For detailed information, refer to:
Step 1: Download Node Group Template
Download the node group CloudFormation template for your instance type.
wget https://raw.githubusercontent.com/aws-neuron/aws-neuron-eks-samples/master/dp_bert_hf_pretrain/cfn/eks_trn1_ng_stack.yaml
wget https://raw.githubusercontent.com/aws-neuron/aws-neuron-eks-samples/master/dp_bert_hf_pretrain/cfn/eks_trn2_ng_stack_al2023.yaml
Important template configuration information
Placement Group: Optimizes network speed between nodes
EFA Driver: Installed automatically (ensure
libfabricversion matches between AMI and workload containers)AMI: Uses EKS optimized accelerated AMI with Neuron components pre-installed
Instance Type: Configured for trn1.32xlarge or trn2.48xlarge (update to your desired instance type)

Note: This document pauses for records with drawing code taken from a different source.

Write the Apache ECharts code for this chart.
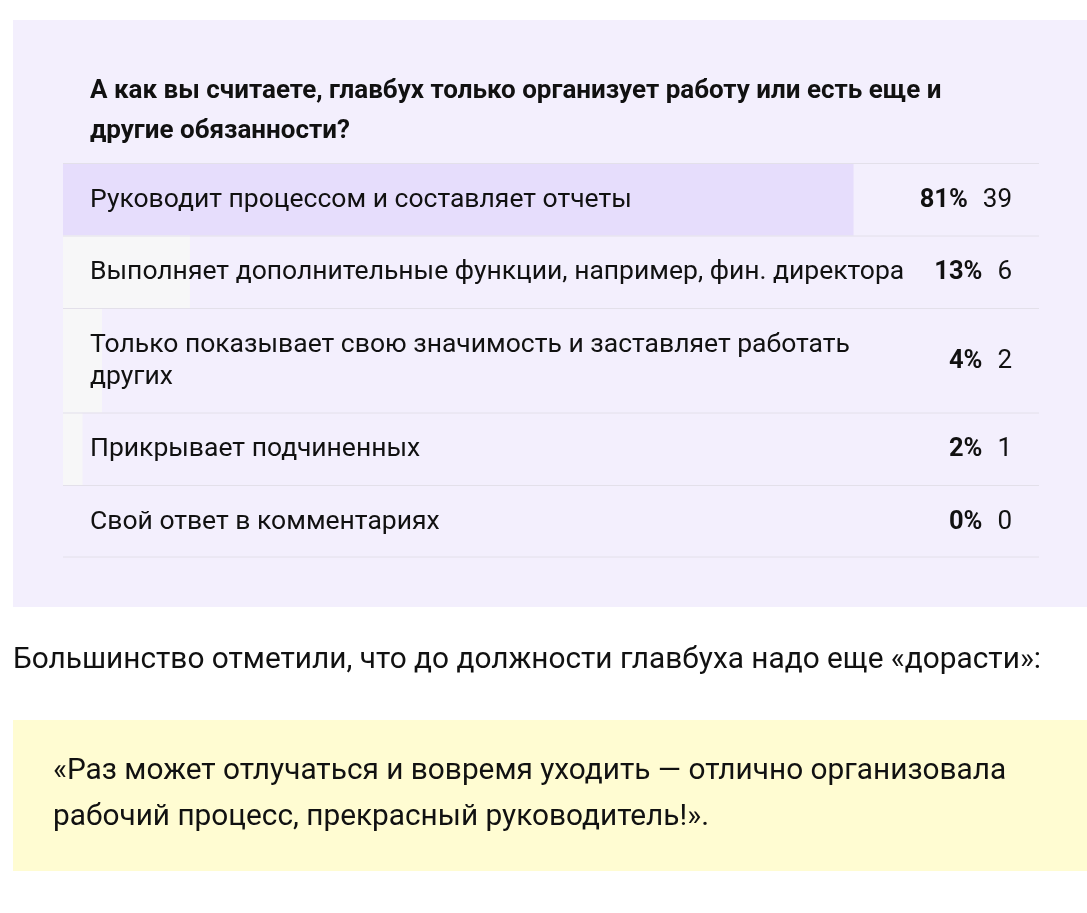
<!DOCTYPE html>
<html lang="ru">
<head>
    <meta charset="UTF-8">
    <title>Опрос</title>
    <style>
        html, body {margin: 0; padding: 0; background: #fff;}
    </style>
</head>
<body>
<div id="poll" style="width: 1087px;height: 913px;"></div>
<script src="https://cdn.jsdelivr.net/npm/echarts@6/dist/echarts.min.js"></script>
<script>
    var question = 'А как вы считаете, главбух только организует работу или есть еще и\nдругие обязанности?';
    var answers = [
        'Руководит процессом и составляет отчеты',
        'Выполняет дополнительные функции, например, фин. директора',
        'Только показывает свою значимость и заставляет работать других',
        'Прикрывает подчиненных',
        'Свой ответ в комментариях'
    ];
    var percents = [81, 13, 4, 2, 0];
    var votes = [39, 6, 2, 1, 0];
    var afterText = 'Большинство отметили, что до должности главбуха надо еще «дорасти»:';
    var quoteText = '«Раз может отлучаться и вовремя уходить — отлично организовала\nрабочий процесс, прекрасный руководитель!».';

    var labelFont = '26.5px Roboto';
    var labelWidth = 830;

    // перенос строк по словам
    var ctx = document.createElement('canvas').getContext('2d');
    function wrap(text) {
        ctx.font = labelFont;
        var words = text.split(' ');
        var lines = [], cur = '';
        for (var i = 0; i < words.length; i++) {
            var test = cur ? cur + ' ' + words[i] : words[i];
            if (cur && ctx.measureText(test).width > labelWidth) {
                lines.push(cur);
                cur = words[i];
            } else {
                cur = test;
            }
        }
        lines.push(cur);
        return lines;
    }

    var wrapped = answers.map(wrap);
    var rowH = [], rowTop = [], total = 0;
    for (var i = 0; i < wrapped.length; i++) {
        rowTop.push(total);
        rowH.push(40.5 + 32 * wrapped[i].length);
        total += rowH[i];
    }

    var chart = echarts.init(document.getElementById('poll'));
    var option = {
        backgroundColor: '#ffffff',
        animation: false,
        grid: {left: 63, right: 48, top: 163, height: total},
        xAxis: {type: 'value', min: 0, max: 100, show: false},
        yAxis: {type: 'value', min: 0, max: total, inverse: true, show: false},
        graphic: [
            {type: 'rect', z: -10, shape: {x: 13, y: 20, width: 1074, height: 587}, style: {fill: '#f3effd'}},
            {type: 'text', z: -5, x: 90, y: 111, style: {
                text: question, fill: '#111', font: 'bold 26px Roboto', lineHeight: 40, verticalAlign: 'middle'
            }},
            {type: 'text', x: 13, y: 661, style: {
                text: afterText, fill: '#111', font: '29.8px Roboto', verticalAlign: 'middle'
            }},
            {type: 'rect', z: -10, shape: {x: 13, y: 720, width: 1074, height: 151}, style: {fill: '#fffcd2'}},
            {type: 'text', x: 53, y: 795, style: {
                text: quoteText, fill: '#111', font: '29.8px Roboto', lineHeight: 46, verticalAlign: 'middle'
            }}
        ],
        series: [{
            type: 'custom',
            data: percents.map(function (p, i) { return [i, p, votes[i]]; }),
            renderItem: function (params, api) {
                var i = params.dataIndex;
                var top = api.coord([0, rowTop[i]]);
                var bar = api.coord([api.value(1), rowTop[i] + rowH[i]]);
                var full = api.coord([100, rowTop[i] + rowH[i]]);
                var mid = (top[1] + bar[1]) / 2 + 1;
                var children = [
                    {type: 'rect', shape: {x: top[0], y: top[1], width: bar[0] - top[0], height: bar[1] - top[1]},
                        style: {fill: i === 0 ? '#e6ddfc' : '#f7f7f8'}},
                    {type: 'line', shape: {x1: top[0], y1: top[1] + 0.5, x2: full[0], y2: top[1] + 0.5},
                        style: {stroke: '#e3e0ea', lineWidth: 1}},
                    {type: 'text', x: top[0] + 27, y: mid, style: {
                        text: wrapped[i].join('\n'), font: labelFont, fill: '#111', lineHeight: 32, verticalAlign: 'middle'
                    }},
                    {type: 'text', x: full[0] - 27, y: mid, style: {
                        text: '{p|' + api.value(1) + '%}{c|' + api.value(2) + '}',
                        align: 'right', verticalAlign: 'middle',
                        rich: {
                            p: {font: 'bold 25.5px Roboto', fill: '#111'},
                            c: {font: '26px Roboto', fill: '#111', padding: [0, 0, 0, 15]}
                        }
                    }}
                ];
                if (i === answers.length - 1) {
                    children.push({type: 'line', shape: {x1: top[0], y1: full[1] - 0.5, x2: full[0], y2: full[1] - 0.5},
                        style: {stroke: '#e3e0ea', lineWidth: 1}});
                }
                return {type: 'group', children: children};
            }
        }]
    };
    chart.setOption(option);
</script>
</body>
</html>
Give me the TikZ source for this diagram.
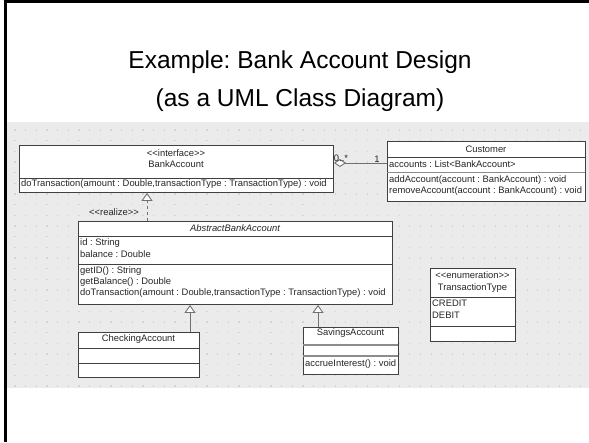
\documentclass[tikz,border=0pt]{standalone}
\usepackage{fontspec}
\setmainfont{Liberation Sans}
\usetikzlibrary{arrows.meta}
\newfontfamily\umlf{Liberation Sans}
\frenchspacing
\definecolor{bgc}{HTML}{EBEBEB}
\definecolor{dotc}{HTML}{D4D4D4}
\definecolor{linec}{HTML}{404040}
\definecolor{connc}{HTML}{707070}
\tikzset{
  cls/.style={draw=linec, line width=0.9pt, fill=white, inner sep=0pt, anchor=north west,
    preaction={fill=black!45, transform canvas={xshift=1pt,yshift=-1pt}}},
  sep/.style={draw=linec, line width=0.8pt},
  sepg/.style={draw=black!45, line width=1.6pt},
  lt/.style={font=\umlf\fontsize{9.4}{11}\selectfont, inner sep=0pt, anchor=west, text=black!85},
  ct/.style={font=\umlf\fontsize{9.4}{11}\selectfont, inner sep=0pt, anchor=center, text=black!85},
  conn/.style={draw=connc, line width=0.9pt},
  gen/.style={conn, -{Triangle[open, length=8pt, width=11pt, fill=white]}},
}
\begin{document}
\begin{tikzpicture}[x=1pt, y=-1pt]
\useasboundingbox (0,0) rectangle (589,442);
\fill[white] (0,0) rectangle (589,442);
% diagram background
\fill[bgc] (7,122) rectangle (589,388);
\foreach \i in {0,...,54} {
  \foreach \j in {0,...,24} {
    \fill[dotc] ({15+\i*10.67-0.6},{130+\j*10.67-0.6}) rectangle ++(1.2,1.2);
  }
}
% frame
\draw[line width=3pt, black] (5,0) -- (5,442);
\draw[line width=3pt, black] (3.5,1) -- (589,1);
% title
\node[font=\fontsize{24.5}{29}\selectfont, anchor=center, inner sep=0pt] (t1) at (300,62) {Example: Bank Account Design};
\node[font=\fontsize{24.5}{29}\selectfont, anchor=center, inner sep=0pt] (t2) at (300,100) {(as a UML Class Diagram)};

% BankAccount
\node[cls, minimum width=314pt, minimum height=47pt] (ba) at (19,145) {};
\draw[sep] (19,178) -- (333,178);
\node[ct] (ba1) at (176,153) {<<interface>>};
\node[ct] (ba2) at (176,164.5) {BankAccount};
\node[lt] (ba3) at (21,184) {doTransaction(amount : Double,transactionType : TransactionType) : void};

% Customer
\node[cls, minimum width=198pt, minimum height=60pt] (cu) at (387,141) {};
\draw[sep] (387,157.5) -- (585,157.5);
\draw[sepg] (387,172.5) -- (585,172.5);
\node[ct] (cu1) at (486,149) {Customer};
\node[lt] (cu2) at (389,164) {accounts : List<BankAccount>};
\node[lt] (cu3) at (389,180.5) {addAccount(account : BankAccount) : void};
\node[lt] (cu4) at (389,191.5) {removeAccount(account : BankAccount) : void};

% AbstractBankAccount
\node[cls, minimum width=314pt, minimum height=83pt] (ab) at (78,221) {};
\draw[sep] (78,236) -- (392,236);
\draw[sep] (78,264) -- (392,264);
\node[ct, font=\umlf\itshape\fontsize{9.4}{11}\selectfont] (ab1) at (235,228.5) {AbstractBankAccount};
\node[lt] (ab2) at (80,243.5) {id : String};
\node[lt] (ab3) at (80,254.5) {balance : Double};
\node[lt] (ab4) at (80,271.5) {getID() : String};
\node[lt] (ab5) at (80,282.5) {getBalance() : Double};
\node[lt] (ab6) at (80,293.5) {doTransaction(amount : Double,transactionType : TransactionType) : void};

% CheckingAccount
\node[cls, minimum width=121pt, minimum height=45pt] (ca) at (78,332) {};
\draw[sep] (78,348) -- (199,348);
\draw[sep] (78,363) -- (199,363);
\node[ct] (ca1) at (138.5,339.5) {CheckingAccount};

% SavingsAccount
\node[cls, minimum width=95pt, minimum height=47pt] (sa) at (303,327) {};
\draw[sepg] (303,345) -- (398,345);
\draw[sepg] (303,356) -- (398,356);
\node[ct] (sa1) at (350.5,333.5) {SavingsAccount};
\node[lt] (sa2) at (305,364.5) {accrueInterest() : void};

% TransactionType
\node[cls, minimum width=85pt, minimum height=73pt] (tt) at (430,268) {};
\draw[sep] (430,297) -- (515,297);
\draw[sep] (430,326) -- (515,326);
\node[ct] (tt1) at (472.5,275) {<<enumeration>>};
\node[ct] (tt2) at (472.5,288) {TransactionType};
\node[lt] (tt3) at (432,303.5) {CREDIT};
\node[lt] (tt4) at (432,315) {DEBIT};

% connectors
\draw[conn, {Diamond[open, length=12pt, width=8pt, fill=white]}-] (ba.east |- 0,163) -- (cu.west |- 0,163);
\node[ct] (m1) at (341,158) {0..*};
\node[ct] (m2) at (377,159.5) {1};
\draw[gen, dashed, dash pattern=on 3pt off 3pt] (ab.north -| 147,0) -- (ba.south -| 147,0);
\node[ct] (rl) at (114,212) {<<realize>>};
\draw[gen] (ca.north -| 190,0) -- (ab.south -| 190,0);
\draw[gen] (sa.north -| 318,0) -- (ab.south -| 318,0);
\end{tikzpicture}
\end{document}
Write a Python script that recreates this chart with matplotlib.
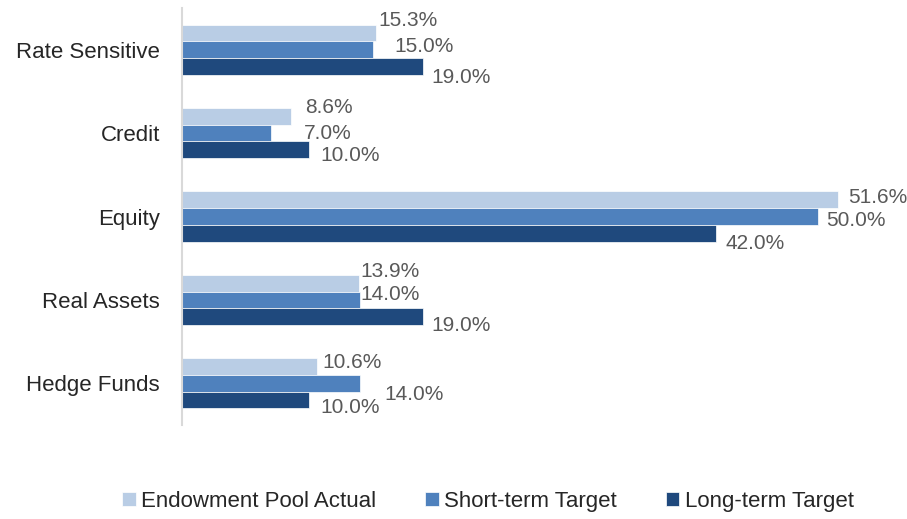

Kubernetes Version: Trn1 templates use Kubernetes 1.25+, Trn2 templates use Kubernetes 1.34+ (update as needed)
Trn2 LNC configuration (Optional):
Trn2 instances use a default Logical NeuronCore Configuration (LNC) of 2. To change it to 1, update the UserData section of the launch template:
--==BOUNDARY==
Content-Type: text/x-shellscript; charset="us-ascii"
#!/bin/bash
set -ex
config_dir=/opt/aws/neuron
config_file=${config_dir}/logical_nc_config
[ -d "$config_dir" ] || mkdir -p "$config_dir"
[ -f "$config_file" ] || touch "$config_file"
if ! grep -q "^NEURON_LOGICAL_NC_CONFIG=1$" "$config_file" 2>/dev/null; then
printf "NEURON_LOGICAL_NC_CONFIG=1" >> "$config_file"
fi
--==BOUNDARY==--
Step 2: Create Cluster Parameter Script
Create a bash script to capture the parameters needed for the node template:
#!/bin/bash
CLUSTER_NAME=$1
CLUSTER_SG=$(eksctl get cluster $CLUSTER_NAME -o json | jq -r ".[0].ResourcesVpcConfig.ClusterSecurityGroupId")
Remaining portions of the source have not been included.